══ Data section

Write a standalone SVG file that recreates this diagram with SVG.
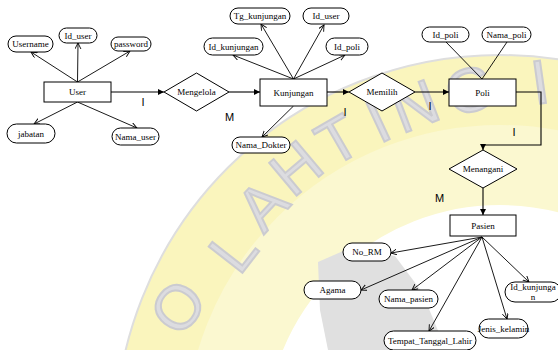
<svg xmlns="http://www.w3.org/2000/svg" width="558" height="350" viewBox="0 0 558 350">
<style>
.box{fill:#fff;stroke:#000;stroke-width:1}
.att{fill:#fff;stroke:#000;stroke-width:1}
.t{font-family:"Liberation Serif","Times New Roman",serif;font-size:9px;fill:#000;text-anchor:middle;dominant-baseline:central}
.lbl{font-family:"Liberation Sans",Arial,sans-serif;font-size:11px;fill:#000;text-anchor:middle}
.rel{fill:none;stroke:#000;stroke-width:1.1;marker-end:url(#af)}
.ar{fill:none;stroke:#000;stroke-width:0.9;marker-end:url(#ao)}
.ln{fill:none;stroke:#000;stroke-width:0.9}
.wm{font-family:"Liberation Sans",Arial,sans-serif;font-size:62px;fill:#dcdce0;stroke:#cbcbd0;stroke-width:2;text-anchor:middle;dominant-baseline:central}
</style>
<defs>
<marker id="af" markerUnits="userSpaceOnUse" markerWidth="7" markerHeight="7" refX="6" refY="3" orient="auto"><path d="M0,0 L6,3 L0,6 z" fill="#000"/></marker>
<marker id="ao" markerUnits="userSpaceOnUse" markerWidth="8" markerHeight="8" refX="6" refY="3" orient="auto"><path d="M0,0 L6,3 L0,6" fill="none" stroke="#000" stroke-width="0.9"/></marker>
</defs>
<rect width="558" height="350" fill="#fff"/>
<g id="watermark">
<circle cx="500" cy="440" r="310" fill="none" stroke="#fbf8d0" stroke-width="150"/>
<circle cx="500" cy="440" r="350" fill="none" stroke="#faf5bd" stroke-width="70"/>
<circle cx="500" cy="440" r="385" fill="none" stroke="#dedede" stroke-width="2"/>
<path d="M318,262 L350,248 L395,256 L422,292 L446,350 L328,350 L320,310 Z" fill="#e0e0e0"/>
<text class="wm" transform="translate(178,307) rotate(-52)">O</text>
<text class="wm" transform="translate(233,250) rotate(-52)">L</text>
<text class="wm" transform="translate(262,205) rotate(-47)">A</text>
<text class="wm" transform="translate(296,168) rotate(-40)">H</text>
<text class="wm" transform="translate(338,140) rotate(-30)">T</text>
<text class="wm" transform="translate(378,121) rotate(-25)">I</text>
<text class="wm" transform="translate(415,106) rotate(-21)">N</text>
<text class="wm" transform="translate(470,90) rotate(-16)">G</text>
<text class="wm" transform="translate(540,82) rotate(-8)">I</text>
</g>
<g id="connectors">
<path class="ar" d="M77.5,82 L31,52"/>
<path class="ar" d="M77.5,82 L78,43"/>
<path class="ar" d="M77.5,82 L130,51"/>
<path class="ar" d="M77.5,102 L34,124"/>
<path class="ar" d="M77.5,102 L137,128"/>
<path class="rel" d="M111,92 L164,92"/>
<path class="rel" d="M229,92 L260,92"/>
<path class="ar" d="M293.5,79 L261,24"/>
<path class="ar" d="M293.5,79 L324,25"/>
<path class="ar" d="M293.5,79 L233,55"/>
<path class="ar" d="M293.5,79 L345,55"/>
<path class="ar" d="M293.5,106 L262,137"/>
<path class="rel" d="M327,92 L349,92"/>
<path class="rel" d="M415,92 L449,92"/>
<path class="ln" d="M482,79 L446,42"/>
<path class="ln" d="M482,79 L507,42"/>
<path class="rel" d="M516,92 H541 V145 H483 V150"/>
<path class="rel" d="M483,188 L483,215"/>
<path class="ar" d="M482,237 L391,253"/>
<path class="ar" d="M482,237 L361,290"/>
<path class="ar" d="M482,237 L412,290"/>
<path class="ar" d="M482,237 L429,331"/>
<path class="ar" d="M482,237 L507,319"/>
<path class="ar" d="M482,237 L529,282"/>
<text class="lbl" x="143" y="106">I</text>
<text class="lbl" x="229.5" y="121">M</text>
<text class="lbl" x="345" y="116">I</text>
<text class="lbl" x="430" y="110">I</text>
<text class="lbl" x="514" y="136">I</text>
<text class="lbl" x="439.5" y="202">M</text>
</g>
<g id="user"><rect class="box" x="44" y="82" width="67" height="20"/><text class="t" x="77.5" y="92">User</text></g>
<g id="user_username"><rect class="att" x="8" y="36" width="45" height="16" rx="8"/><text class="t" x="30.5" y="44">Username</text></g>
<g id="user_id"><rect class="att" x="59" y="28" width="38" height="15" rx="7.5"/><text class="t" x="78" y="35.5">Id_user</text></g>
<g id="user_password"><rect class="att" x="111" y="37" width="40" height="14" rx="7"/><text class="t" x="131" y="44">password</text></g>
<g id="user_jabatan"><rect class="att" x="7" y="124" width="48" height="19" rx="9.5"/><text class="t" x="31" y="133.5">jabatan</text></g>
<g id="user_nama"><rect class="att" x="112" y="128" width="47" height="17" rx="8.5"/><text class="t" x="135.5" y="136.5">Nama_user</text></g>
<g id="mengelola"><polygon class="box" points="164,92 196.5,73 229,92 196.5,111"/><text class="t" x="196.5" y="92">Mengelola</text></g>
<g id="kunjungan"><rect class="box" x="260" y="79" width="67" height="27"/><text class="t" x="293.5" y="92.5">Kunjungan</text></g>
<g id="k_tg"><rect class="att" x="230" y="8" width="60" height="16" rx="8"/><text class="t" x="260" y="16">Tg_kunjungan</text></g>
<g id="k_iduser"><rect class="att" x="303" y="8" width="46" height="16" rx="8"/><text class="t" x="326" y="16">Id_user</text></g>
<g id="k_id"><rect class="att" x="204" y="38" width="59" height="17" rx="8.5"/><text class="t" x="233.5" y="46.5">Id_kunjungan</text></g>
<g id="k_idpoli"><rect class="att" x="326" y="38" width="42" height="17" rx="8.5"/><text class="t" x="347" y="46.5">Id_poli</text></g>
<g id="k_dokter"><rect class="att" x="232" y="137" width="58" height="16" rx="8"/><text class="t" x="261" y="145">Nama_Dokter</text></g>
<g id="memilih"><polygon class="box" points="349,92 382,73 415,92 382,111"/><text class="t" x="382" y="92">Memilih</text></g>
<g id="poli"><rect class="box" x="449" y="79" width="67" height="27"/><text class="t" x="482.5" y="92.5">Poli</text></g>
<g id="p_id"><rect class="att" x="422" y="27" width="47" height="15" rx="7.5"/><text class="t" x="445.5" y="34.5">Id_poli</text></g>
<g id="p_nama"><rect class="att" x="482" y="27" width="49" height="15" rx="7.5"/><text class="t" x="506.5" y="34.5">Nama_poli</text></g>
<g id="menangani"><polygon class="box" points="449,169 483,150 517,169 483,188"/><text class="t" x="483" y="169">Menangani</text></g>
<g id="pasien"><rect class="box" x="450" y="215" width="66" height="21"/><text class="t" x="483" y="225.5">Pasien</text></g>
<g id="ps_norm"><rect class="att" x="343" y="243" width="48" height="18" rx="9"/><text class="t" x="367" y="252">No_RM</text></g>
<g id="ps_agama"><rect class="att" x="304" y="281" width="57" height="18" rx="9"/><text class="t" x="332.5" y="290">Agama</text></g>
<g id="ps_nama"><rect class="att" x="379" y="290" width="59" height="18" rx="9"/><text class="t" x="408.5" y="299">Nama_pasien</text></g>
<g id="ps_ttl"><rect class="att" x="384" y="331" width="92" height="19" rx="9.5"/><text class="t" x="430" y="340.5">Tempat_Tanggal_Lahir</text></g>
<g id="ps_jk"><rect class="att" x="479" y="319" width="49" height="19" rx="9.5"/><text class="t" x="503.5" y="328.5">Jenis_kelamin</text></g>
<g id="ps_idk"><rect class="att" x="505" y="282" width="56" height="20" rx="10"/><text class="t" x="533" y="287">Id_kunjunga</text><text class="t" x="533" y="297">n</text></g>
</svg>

════

* **Exercise directions**
Write out the whole listing exactly, and drop the pictures.

* **Response for this exercise**
Write a standalone SVG file that recreates this diagram with SVG.
<svg xmlns="http://www.w3.org/2000/svg" width="558" height="350" viewBox="0 0 558 350">
<style>
.box{fill:#fff;stroke:#000;stroke-width:1}
.att{fill:#fff;stroke:#000;stroke-width:1}
.t{font-family:"Liberation Serif","Times New Roman",serif;font-size:9px;fill:#000;text-anchor:middle;dominant-baseline:central}
.lbl{font-family:"Liberation Sans",Arial,sans-serif;font-size:11px;fill:#000;text-anchor:middle}
.rel{fill:none;stroke:#000;stroke-width:1.1;marker-end:url(#af)}
.ar{fill:none;stroke:#000;stroke-width:0.9;marker-end:url(#ao)}
.ln{fill:none;stroke:#000;stroke-width:0.9}
.wm{font-family:"Liberation Sans",Arial,sans-serif;font-size:62px;fill:#dcdce0;stroke:#cbcbd0;stroke-width:2;text-anchor:middle;dominant-baseline:central}
</style>
<defs>
<marker id="af" markerUnits="userSpaceOnUse" markerWidth="7" markerHeight="7" refX="6" refY="3" orient="auto"><path d="M0,0 L6,3 L0,6 z" fill="#000"/></marker>
<marker id="ao" markerUnits="userSpaceOnUse" markerWidth="8" markerHeight="8" refX="6" refY="3" orient="auto"><path d="M0,0 L6,3 L0,6" fill="none" stroke="#000" stroke-width="0.9"/></marker>
</defs>
<rect width="558" height="350" fill="#fff"/>
<g id="watermark">
<circle cx="500" cy="440" r="310" fill="none" stroke="#fbf8d0" stroke-width="150"/>
<circle cx="500" cy="440" r="350" fill="none" stroke="#faf5bd" stroke-width="70"/>
<circle cx="500" cy="440" r="385" fill="none" stroke="#dedede" stroke-width="2"/>
<path d="M318,262 L350,248 L395,256 L422,292 L446,350 L328,350 L320,310 Z" fill="#e0e0e0"/>
<text class="wm" transform="translate(178,307) rotate(-52)">O</text>
<text class="wm" transform="translate(233,250) rotate(-52)">L</text>
<text class="wm" transform="translate(262,205) rotate(-47)">A</text>
<text class="wm" transform="translate(296,168) rotate(-40)">H</text>
<text class="wm" transform="translate(338,140) rotate(-30)">T</text>
<text class="wm" transform="translate(378,121) rotate(-25)">I</text>
<text class="wm" transform="translate(415,106) rotate(-21)">N</text>
<text class="wm" transform="translate(470,90) rotate(-16)">G</text>
<text class="wm" transform="translate(540,82) rotate(-8)">I</text>
</g>
<g id="connectors">
<path class="ar" d="M77.5,82 L31,52"/>
<path class="ar" d="M77.5,82 L78,43"/>
<path class="ar" d="M77.5,82 L130,51"/>
<path class="ar" d="M77.5,102 L34,124"/>
<path class="ar" d="M77.5,102 L137,128"/>
<path class="rel" d="M111,92 L164,92"/>
<path class="rel" d="M229,92 L260,92"/>
<path class="ar" d="M293.5,79 L261,24"/>
<path class="ar" d="M293.5,79 L324,25"/>
<path class="ar" d="M293.5,79 L233,55"/>
<path class="ar" d="M293.5,79 L345,55"/>
<path class="ar" d="M293.5,106 L262,137"/>
<path class="rel" d="M327,92 L349,92"/>
<path class="rel" d="M415,92 L449,92"/>
<path class="ln" d="M482,79 L446,42"/>
<path class="ln" d="M482,79 L507,42"/>
<path class="rel" d="M516,92 H541 V145 H483 V150"/>
<path class="rel" d="M483,188 L483,215"/>
<path class="ar" d="M482,237 L391,253"/>
<path class="ar" d="M482,237 L361,290"/>
<path class="ar" d="M482,237 L412,290"/>
<path class="ar" d="M482,237 L429,331"/>
<path class="ar" d="M482,237 L507,319"/>
<path class="ar" d="M482,237 L529,282"/>
<text class="lbl" x="143" y="106">I</text>
<text class="lbl" x="229.5" y="121">M</text>
<text class="lbl" x="345" y="116">I</text>
<text class="lbl" x="430" y="110">I</text>
<text class="lbl" x="514" y="136">I</text>
<text class="lbl" x="439.5" y="202">M</text>
</g>
<g id="user"><rect class="box" x="44" y="82" width="67" height="20"/><text class="t" x="77.5" y="92">User</text></g>
<g id="user_username"><rect class="att" x="8" y="36" width="45" height="16" rx="8"/><text class="t" x="30.5" y="44">Username</text></g>
<g id="user_id"><rect class="att" x="59" y="28" width="38" height="15" rx="7.5"/><text class="t" x="78" y="35.5">Id_user</text></g>
<g id="user_password"><rect class="att" x="111" y="37" width="40" height="14" rx="7"/><text class="t" x="131" y="44">password</text></g>
<g id="user_jabatan"><rect class="att" x="7" y="124" width="48" height="19" rx="9.5"/><text class="t" x="31" y="133.5">jabatan</text></g>
<g id="user_nama"><rect class="att" x="112" y="128" width="47" height="17" rx="8.5"/><text class="t" x="135.5" y="136.5">Nama_user</text></g>
<g id="mengelola"><polygon class="box" points="164,92 196.5,73 229,92 196.5,111"/><text class="t" x="196.5" y="92">Mengelola</text></g>
<g id="kunjungan"><rect class="box" x="260" y="79" width="67" height="27"/><text class="t" x="293.5" y="92.5">Kunjungan</text></g>
<g id="k_tg"><rect class="att" x="230" y="8" width="60" height="16" rx="8"/><text class="t" x="260" y="16">Tg_kunjungan</text></g>
<g id="k_iduser"><rect class="att" x="303" y="8" width="46" height="16" rx="8"/><text class="t" x="326" y="16">Id_user</text></g>
<g id="k_id"><rect class="att" x="204" y="38" width="59" height="17" rx="8.5"/><text class="t" x="233.5" y="46.5">Id_kunjungan</text></g>
<g id="k_idpoli"><rect class="att" x="326" y="38" width="42" height="17" rx="8.5"/><text class="t" x="347" y="46.5">Id_poli</text></g>
<g id="k_dokter"><rect class="att" x="232" y="137" width="58" height="16" rx="8"/><text class="t" x="261" y="145">Nama_Dokter</text></g>
<g id="memilih"><polygon class="box" points="349,92 382,73 415,92 382,111"/><text class="t" x="382" y="92">Memilih</text></g>
<g id="poli"><rect class="box" x="449" y="79" width="67" height="27"/><text class="t" x="482.5" y="92.5">Poli</text></g>
<g id="p_id"><rect class="att" x="422" y="27" width="47" height="15" rx="7.5"/><text class="t" x="445.5" y="34.5">Id_poli</text></g>
<g id="p_nama"><rect class="att" x="482" y="27" width="49" height="15" rx="7.5"/><text class="t" x="506.5" y="34.5">Nama_poli</text></g>
<g id="menangani"><polygon class="box" points="449,169 483,150 517,169 483,188"/><text class="t" x="483" y="169">Menangani</text></g>
<g id="pasien"><rect class="box" x="450" y="215" width="66" height="21"/><text class="t" x="483" y="225.5">Pasien</text></g>
<g id="ps_norm"><rect class="att" x="343" y="243" width="48" height="18" rx="9"/><text class="t" x="367" y="252">No_RM</text></g>
<g id="ps_agama"><rect class="att" x="304" y="281" width="57" height="18" rx="9"/><text class="t" x="332.5" y="290">Agama</text></g>
<g id="ps_nama"><rect class="att" x="379" y="290" width="59" height="18" rx="9"/><text class="t" x="408.5" y="299">Nama_pasien</text></g>
<g id="ps_ttl"><rect class="att" x="384" y="331" width="92" height="19" rx="9.5"/><text class="t" x="430" y="340.5">Tempat_Tanggal_Lahir</text></g>
<g id="ps_jk"><rect class="att" x="479" y="319" width="49" height="19" rx="9.5"/><text class="t" x="503.5" y="328.5">Jenis_kelamin</text></g>
<g id="ps_idk"><rect class="att" x="505" y="282" width="56" height="20" rx="10"/><text class="t" x="533" y="287">Id_kunjunga</text><text class="t" x="533" y="297">n</text></g>
</svg>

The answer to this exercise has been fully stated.